Dataset excerpt
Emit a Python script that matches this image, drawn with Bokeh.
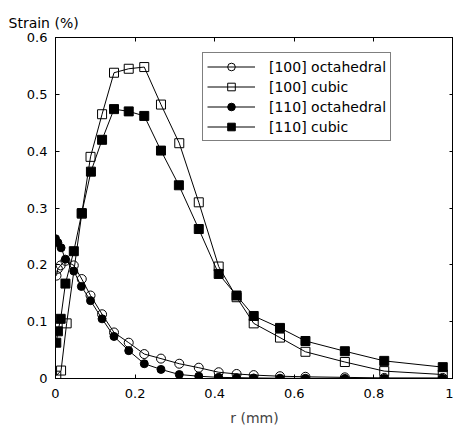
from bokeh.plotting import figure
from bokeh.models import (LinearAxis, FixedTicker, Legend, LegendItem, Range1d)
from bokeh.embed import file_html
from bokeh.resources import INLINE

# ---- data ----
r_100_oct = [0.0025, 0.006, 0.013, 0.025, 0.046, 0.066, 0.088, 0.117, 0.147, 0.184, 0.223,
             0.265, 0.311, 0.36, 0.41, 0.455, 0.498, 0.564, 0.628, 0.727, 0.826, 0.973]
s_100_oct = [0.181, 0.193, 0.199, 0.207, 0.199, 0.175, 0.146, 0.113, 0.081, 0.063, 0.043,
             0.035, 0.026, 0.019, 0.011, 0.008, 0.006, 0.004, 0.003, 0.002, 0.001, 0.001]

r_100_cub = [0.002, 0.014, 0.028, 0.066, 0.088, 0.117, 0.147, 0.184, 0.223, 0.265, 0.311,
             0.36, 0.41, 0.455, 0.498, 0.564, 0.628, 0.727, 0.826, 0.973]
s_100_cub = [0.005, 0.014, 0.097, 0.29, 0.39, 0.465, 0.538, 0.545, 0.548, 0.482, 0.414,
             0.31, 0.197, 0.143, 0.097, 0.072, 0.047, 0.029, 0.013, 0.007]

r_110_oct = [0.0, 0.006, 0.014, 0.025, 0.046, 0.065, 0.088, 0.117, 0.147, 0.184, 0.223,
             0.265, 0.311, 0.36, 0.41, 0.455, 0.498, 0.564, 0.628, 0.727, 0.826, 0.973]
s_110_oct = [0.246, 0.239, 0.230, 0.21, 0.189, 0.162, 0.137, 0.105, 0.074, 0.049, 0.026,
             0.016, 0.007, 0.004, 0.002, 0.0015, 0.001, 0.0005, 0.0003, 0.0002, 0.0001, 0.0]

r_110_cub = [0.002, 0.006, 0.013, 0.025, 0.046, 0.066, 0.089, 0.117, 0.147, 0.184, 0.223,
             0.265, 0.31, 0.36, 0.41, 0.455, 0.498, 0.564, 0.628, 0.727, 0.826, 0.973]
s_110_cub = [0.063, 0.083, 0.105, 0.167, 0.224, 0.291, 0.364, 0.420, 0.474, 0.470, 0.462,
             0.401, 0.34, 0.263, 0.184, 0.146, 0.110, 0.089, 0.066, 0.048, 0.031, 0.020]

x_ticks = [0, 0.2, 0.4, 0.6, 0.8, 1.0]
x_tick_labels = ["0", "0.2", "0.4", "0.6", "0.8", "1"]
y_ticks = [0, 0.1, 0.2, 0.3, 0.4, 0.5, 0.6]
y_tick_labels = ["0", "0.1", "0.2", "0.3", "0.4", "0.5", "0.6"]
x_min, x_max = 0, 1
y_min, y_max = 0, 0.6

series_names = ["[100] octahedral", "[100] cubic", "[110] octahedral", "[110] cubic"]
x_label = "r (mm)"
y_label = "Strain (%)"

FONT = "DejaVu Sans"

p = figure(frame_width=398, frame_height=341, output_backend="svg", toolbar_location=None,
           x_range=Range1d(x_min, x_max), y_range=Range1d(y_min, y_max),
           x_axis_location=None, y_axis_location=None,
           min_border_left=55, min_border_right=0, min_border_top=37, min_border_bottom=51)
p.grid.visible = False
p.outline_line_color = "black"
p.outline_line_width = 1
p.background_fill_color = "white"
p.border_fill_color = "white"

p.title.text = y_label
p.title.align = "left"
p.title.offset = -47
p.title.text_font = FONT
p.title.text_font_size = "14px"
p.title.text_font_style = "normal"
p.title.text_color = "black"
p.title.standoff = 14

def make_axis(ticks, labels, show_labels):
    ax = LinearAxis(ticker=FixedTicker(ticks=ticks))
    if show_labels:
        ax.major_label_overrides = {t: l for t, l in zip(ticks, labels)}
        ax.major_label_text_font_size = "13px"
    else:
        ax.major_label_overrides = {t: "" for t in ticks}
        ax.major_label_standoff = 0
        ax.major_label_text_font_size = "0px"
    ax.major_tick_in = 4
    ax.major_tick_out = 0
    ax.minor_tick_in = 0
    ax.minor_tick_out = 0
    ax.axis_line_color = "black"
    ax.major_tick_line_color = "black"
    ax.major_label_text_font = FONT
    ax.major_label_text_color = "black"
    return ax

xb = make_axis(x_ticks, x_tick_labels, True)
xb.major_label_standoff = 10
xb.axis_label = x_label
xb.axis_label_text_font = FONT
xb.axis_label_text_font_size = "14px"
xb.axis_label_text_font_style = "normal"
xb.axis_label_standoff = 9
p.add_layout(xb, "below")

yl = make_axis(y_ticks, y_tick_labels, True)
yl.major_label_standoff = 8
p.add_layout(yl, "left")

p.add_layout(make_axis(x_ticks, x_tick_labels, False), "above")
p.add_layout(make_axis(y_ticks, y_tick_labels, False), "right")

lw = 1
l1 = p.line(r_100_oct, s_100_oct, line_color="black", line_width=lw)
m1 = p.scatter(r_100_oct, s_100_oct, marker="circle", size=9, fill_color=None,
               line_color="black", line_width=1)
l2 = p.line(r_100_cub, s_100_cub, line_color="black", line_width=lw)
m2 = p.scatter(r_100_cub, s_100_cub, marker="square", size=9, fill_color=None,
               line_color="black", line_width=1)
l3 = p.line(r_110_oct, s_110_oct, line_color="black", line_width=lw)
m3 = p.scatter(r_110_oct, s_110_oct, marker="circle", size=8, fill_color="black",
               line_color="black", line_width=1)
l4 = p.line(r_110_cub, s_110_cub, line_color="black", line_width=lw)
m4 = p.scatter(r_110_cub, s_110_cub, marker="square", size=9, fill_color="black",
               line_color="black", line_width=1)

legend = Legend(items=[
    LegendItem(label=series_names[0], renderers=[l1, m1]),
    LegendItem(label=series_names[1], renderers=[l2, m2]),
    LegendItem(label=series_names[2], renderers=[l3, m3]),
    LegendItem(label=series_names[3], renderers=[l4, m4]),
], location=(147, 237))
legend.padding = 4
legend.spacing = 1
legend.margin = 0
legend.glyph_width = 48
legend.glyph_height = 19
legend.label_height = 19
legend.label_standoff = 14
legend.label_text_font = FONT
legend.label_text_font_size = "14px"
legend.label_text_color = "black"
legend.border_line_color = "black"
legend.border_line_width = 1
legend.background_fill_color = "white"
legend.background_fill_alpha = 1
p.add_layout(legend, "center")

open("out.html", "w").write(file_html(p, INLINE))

Your task
Output exactly the span of lines from the top of the listing through the line holding "0.002, 0.001, 0.001]", and leave every picture out.

Task solution
Emit a Python script that matches this image, drawn with Bokeh.
from bokeh.plotting import figure
from bokeh.models import (LinearAxis, FixedTicker, Legend, LegendItem, Range1d)
from bokeh.embed import file_html
from bokeh.resources import INLINE

# ---- data ----
r_100_oct = [0.0025, 0.006, 0.013, 0.025, 0.046, 0.066, 0.088, 0.117, 0.147, 0.184, 0.223,
             0.265, 0.311, 0.36, 0.41, 0.455, 0.498, 0.564, 0.628, 0.727, 0.826, 0.973]
s_100_oct = [0.181, 0.193, 0.199, 0.207, 0.199, 0.175, 0.146, 0.113, 0.081, 0.063, 0.043,
             0.035, 0.026, 0.019, 0.011, 0.008, 0.006, 0.004, 0.003, 0.002, 0.001, 0.001]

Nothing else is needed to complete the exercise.